The Fall of Rome is a strategic war game in which you have to steer the vast empire through 60 years of fierce fighting as the barbarians march into your provinces. At the beginning of the game in 395BC you control the Mediterranean and most of southern Europe, from Britain in the west to Syria in the east. Your task is to survive for 12 turns of five years each and try to preserve as much of your empire as possible.
The mechanics are moderately simple for a war game. Each province generates an income which can be used to maintain permanent legions and raise new ones, as well as temporary units which disband at the end of a term. Units have offensive and defensive values and while some must remain in their province, others can be moved to a neighbouring province as reinforcements. The money can also be shifted and it is possible to use the order in which you deal with the provinces to transfer the cash a considerable distance through a chain of provinces.
When you have finished arranging your forces the computer takes a leisurely minute or two to generate the barbarian hordes, some of which appear to breed like flies. You then have the opportunity to fight.
The game is slow, much of it being written in Basic, and can become frustrating at times but requires much intelligent thought to play skilfully. There is one serious bug in the program; it is possible, if a province has become isolated, that there is nowhere where money can be transferred from that province. Unfortunately the program does not tell you at the time, so that if you try to transfer money you will be asked continually to transfer it somewhere else, with no possibility of escaping the loop. Perhaps ASP will clear the problem in future editions.
Bugs apart, the game appears to catch the flavour and likely events of the times reasonably accurately. All the provinces and tribes are given their Latin names, the map is clear, and the instructions adequate. We found that it is virtually impossible to retain Gaul and Illyria - modern France and Yugoslavia - for more than a few turns and, as happened eventually in history, the barbarians manage to capture Italy, leaving you to fight on in the east.

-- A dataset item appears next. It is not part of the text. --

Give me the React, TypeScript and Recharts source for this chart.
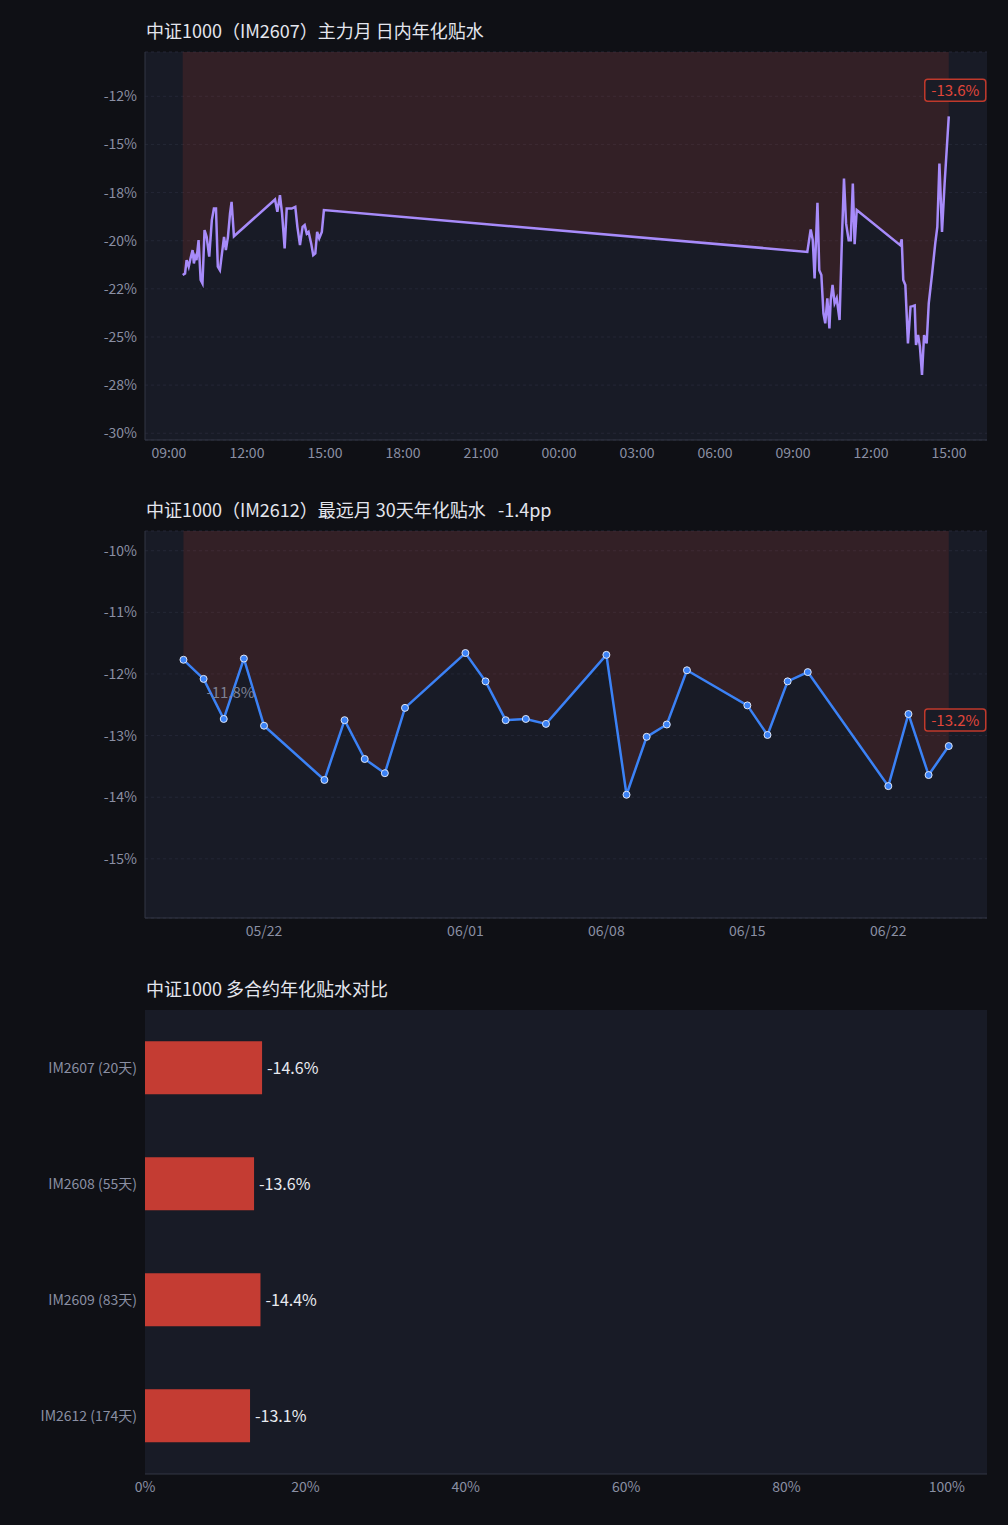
import React from 'react';
import {
  ComposedChart, Line, Area, XAxis, YAxis, CartesianGrid, ReferenceDot, BarChart, Bar, LabelList,
} from 'recharts';

// 主力月 intraday: hours since day-1 09:00
const intradayHours = [
  0.53, 0.62, 0.68, 0.76, 0.83, 0.91, 0.96, 1.01, 1.06, 1.14, 1.22, 1.29, 1.37, 1.45, 1.55, 1.65, 1.73, 1.81,
  1.88, 1.96, 2.04, 2.12, 2.19, 2.27, 2.35, 2.41, 2.5,
  4.08, 4.17, 4.27, 4.35, 4.45, 4.53, 4.72, 4.86, 4.94, 5.04, 5.14, 5.22, 5.3, 5.37, 5.47, 5.55, 5.63, 5.7,
  5.78, 5.88, 5.96,
  24.55, 24.68, 24.76, 24.83, 24.94, 25.01, 25.09, 25.17, 25.24, 25.32, 25.4, 25.45, 25.52, 25.6, 25.68,
  25.79, 25.88, 25.96, 26.04, 26.14, 26.22, 26.3, 26.37, 26.45,
  28.12, 28.18, 28.24, 28.32, 28.42, 28.52, 28.6, 28.68, 28.73, 28.81, 28.88, 28.96, 29.04, 29.14, 29.22,
  29.35, 29.47, 29.55, 29.63, 29.73, 29.83, 29.99,
];
const intradayValues = [
  -21.78, -21.7, -21.01, -21.35, -20.92, -20.49, -21.18, -20.83, -21.01, -19.97, -22.04, -22.22, -19.45, -19.8,
  -20.83, -18.93, -18.33, -18.33, -21.35, -21.53, -20.66, -19.8, -20.49, -19.8, -18.58, -17.98, -19.77,
  -17.86, -18.5, -17.64, -18.58, -20.4, -18.33, -18.33, -18.24, -19.28, -20.23, -19.28, -19.19, -19.63,
  -19.54, -20.14, -20.75, -20.66, -19.54, -19.88, -19.54, -18.41,
  -20.58, -19.42, -19.97, -21.96, -18.03, -21.53, -21.78, -23.77, -24.29, -22.99, -24.55, -23.08, -22.3,
  -23.25, -22.99, -24.12, -19.97, -16.77, -19.1, -19.97, -19.97, -17.03, -20.18, -18.41,
  -20.23, -19.93, -22.04, -22.3, -25.33, -23.43, -23.4, -23.36, -25.42, -24.9, -25.5, -26.97, -24.9,
  -25.33, -23.25, -21.7, -20.14, -19.28, -15.99, -19.54, -17.03, -13.54,
];
const intradayTicks = [0, 3, 6, 9, 12, 15, 18, 21, 24, 27, 30];
const intradayTickLabels = ['09:00', '12:00', '15:00', '18:00', '21:00', '00:00', '03:00', '06:00', '09:00', '12:00', '15:00'];
const intradayYTicks = [-12.5, -15, -17.5, -20, -22.5, -25, -27.5, -30];
const intradayYLabels = ['-12%', '-15%', '-18%', '-20%', '-22%', '-25%', '-28%', '-30%'];

// 最远月 30 days: day-of-month counted from 05/01 = 1
const farDays = [18, 19, 20, 21, 22, 25, 26, 27, 28, 29, 32, 33, 34, 35, 36, 39, 40, 41, 42, 43, 46, 47, 48, 49, 53, 54, 55, 56];
const farValues = [
  -11.77, -12.08, -12.73, -11.75, -12.84, -13.72, -12.75, -13.38, -13.61, -12.55, -11.66, -12.12, -12.75, -12.73,
  -12.81, -11.69, -13.96, -13.02, -12.82, -11.94, -12.51, -12.99, -12.12, -11.97, -13.82, -12.65, -13.64, -13.17,
];
const farTicks = [22, 32, 39, 46, 53];
const farTickLabels = ['05/22', '06/01', '06/08', '06/15', '06/22'];
const farYTicks = [-10, -11, -12, -13, -14, -15];

const contracts = ['IM2607 (20天)', 'IM2608 (55天)', 'IM2609 (83天)', 'IM2612 (174天)'];
const contractDiscount = [14.6, 13.6, 14.4, 13.1];

const intradayData = intradayHours.map((h, i) => ({ h, v: intradayValues[i] }));
const farData = farDays.map((d, i) => ({ d, v: farValues[i] }));
const barData = contracts.map((name, i) => ({ name, v: contractDiscount[i] }));

const BG = '#0f1015';
const PLOT = '#181b26';
const AXIS = '#333644';
const TICK = { fill: '#8a8fa3', fontSize: 14 };
const RED = '#c0392b';
const FONT = '"Noto Sans CJK SC", "Noto Sans", sans-serif';

const titleStyle: React.CSSProperties = {
  position: 'absolute', left: 146, fontSize: 18, color: '#e4e6ee', whiteSpace: 'pre',
};

const badge = (text: string) => (props: any) => {
  const vb = props.viewBox || {};
  const cx = vb.x + (vb.width || 0) / 2;
  const cy = vb.y + (vb.height || 0) / 2;
  return (
    <g>
      <rect x={cx - 24} y={cy - 37} width={61} height={22} rx={3} fill="#1a1c26" stroke={RED} strokeWidth={1.5} />
      <text x={cx + 6.5} y={cy - 20.5} textAnchor="middle" fill="#e0463a" fontSize={15}>{text}</text>
    </g>
  );
};

export default function App() {
  return (
    <div style={{ position: 'absolute', left: 0, top: 0, width: 1008, height: 1525, background: BG, fontFamily: FONT }}>
      <div style={{ ...titleStyle, top: 17 }}>中证1000（IM2607）主力月 日内年化贴水</div>
      <div style={{ position: 'absolute', left: 0, top: 0 }}>
        <ComposedChart width={1008} height={470} data={intradayData} margin={{ top: 52, right: 21, left: 0, bottom: 0 }}>
          <CartesianGrid vertical={false} stroke="#242736" strokeDasharray="3 3" fill={PLOT} />
          <XAxis dataKey="h" type="number" domain={[-0.92, 31.46]} ticks={intradayTicks} height={30}
            tickFormatter={(v: number) => intradayTickLabels[intradayTicks.indexOf(v)] ?? ''}
            tick={TICK} stroke={AXIS} tickLine={false} />
          <YAxis type="number" domain={[-30.35, -10.2]} ticks={intradayYTicks} width={145}
            tickFormatter={(v: number) => intradayYLabels[intradayYTicks.indexOf(v)] ?? ''}
            tick={TICK} stroke={AXIS} tickLine={false} allowDataOverflow />
          <Area dataKey="v" type="linear" baseValue={-10.2} fill={RED} fillOpacity={0.17} stroke="none" isAnimationActive={false} />
          <Line dataKey="v" type="linear" stroke="#a78bfa" strokeWidth={2.5} dot={false} isAnimationActive={false} />
          <ReferenceDot x={29.99} y={-13.54} r={0} fill="none" stroke="none" label={{ content: badge('-13.6%') }} />
        </ComposedChart>
      </div>

      <div style={{ ...titleStyle, top: 496 }}>中证1000（IM2612）最远月 30天年化贴水   -1.4pp</div>
      <div style={{ position: 'absolute', left: 0, top: 480 }}>
        <ComposedChart width={1008} height={468} data={farData} margin={{ top: 51, right: 21, left: 0, bottom: 0 }}>
          <CartesianGrid vertical={false} stroke="#242736" strokeDasharray="3 3" fill={PLOT} />
          <XAxis dataKey="d" type="number" domain={[16.09, 57.9]} ticks={farTicks} height={30}
            tickFormatter={(v: number) => farTickLabels[farTicks.indexOf(v)] ?? ''}
            tick={TICK} stroke={AXIS} tickLine={false} />
          <YAxis type="number" domain={[-15.96, -9.68]} ticks={farYTicks} width={145}
            tickFormatter={(v: number) => `${v}%`} tick={TICK} stroke={AXIS} tickLine={false} allowDataOverflow />
          <Area dataKey="v" type="linear" baseValue={-9.68} fill={RED} fillOpacity={0.17} stroke="none" isAnimationActive={false} />
          <Line dataKey="v" type="linear" stroke="#3b82f6" strokeWidth={2.5}
            dot={{ r: 3.5, fill: '#3b82f6', stroke: '#dfe6f5', strokeWidth: 1 }} isAnimationActive={false} />
          <ReferenceDot x={18} y={-11.77} r={0} fill="none" stroke="none"
            label={{ value: '-11.8%', position: 'insideTopLeft', dx: 18, dy: 23, fill: '#7d8194', fontSize: 15 }} />
          <ReferenceDot x={56} y={-13.17} r={0} fill="none" stroke="none" label={{ content: badge('-13.2%') }} />
        </ComposedChart>
      </div>

      <div style={{ ...titleStyle, top: 975 }}>中证1000 多合约年化贴水对比</div>
      <div style={{ position: 'absolute', left: 0, top: 960 }}>
        <BarChart width={1008} height={544} data={barData} layout="vertical" barCategoryGap="27%"
          margin={{ top: 50, right: 21, left: 0, bottom: 0 }}>
          <CartesianGrid horizontal={false} vertical={false} fill={PLOT} />
          <XAxis type="number" domain={[0, 105]} ticks={[0, 20, 40, 60, 80, 100]} height={30}
            tickFormatter={(v: number) => `${v}%`} tick={TICK} stroke={AXIS} tickLine={false} />
          <YAxis type="category" dataKey="name" width={145} tick={TICK} stroke={AXIS} tickLine={false} axisLine={false} />
          <Bar dataKey="v" fill="#c43c33" isAnimationActive={false}>
            <LabelList dataKey="v" position="right" offset={5} fill="#e8eaf0" fontSize={16}
              formatter={(v: number) => `-${v}%`} />
          </Bar>
        </BarChart>
      </div>
    </div>
  );
}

At the end of the game you are given a rating based on the resources remaining.
In itself it is a fine game but its faults, which could so easily he rectified, make it unlikely to win too many converts.
Chris Bourne
THE FALL OF ROME | Memory: 48K | Price: £6.99 | Gilbert Factor: 6 |
FLIX from Softricks is an attempt to reproduce one of those popular plastic puzzles in which the little squares have to be manipulated to re-form a scrambled picture. The picture is that well known image from Vogue of the woman in a blue dress created for the Spectrum by Print'n'Plotter.
There are four difficulty levels ranging from division of the picture into a 3 x 4 grid to 32 x 24. There is also the facility to LOAD your own picture for scrambling; two extra ones are provided. A third option is to attempt the competition in which the picture is already scrambled at the highest level of difficulty.
Softricks offers a Microvitec colour monitor with a Spectrum interface to the person who can solve the puzzle in the fewest number of moves. It is reasonably difficult to unscramble the picture at the easiest level. Overall, the game is very well-designed and fun to play, with easy-to-use controls.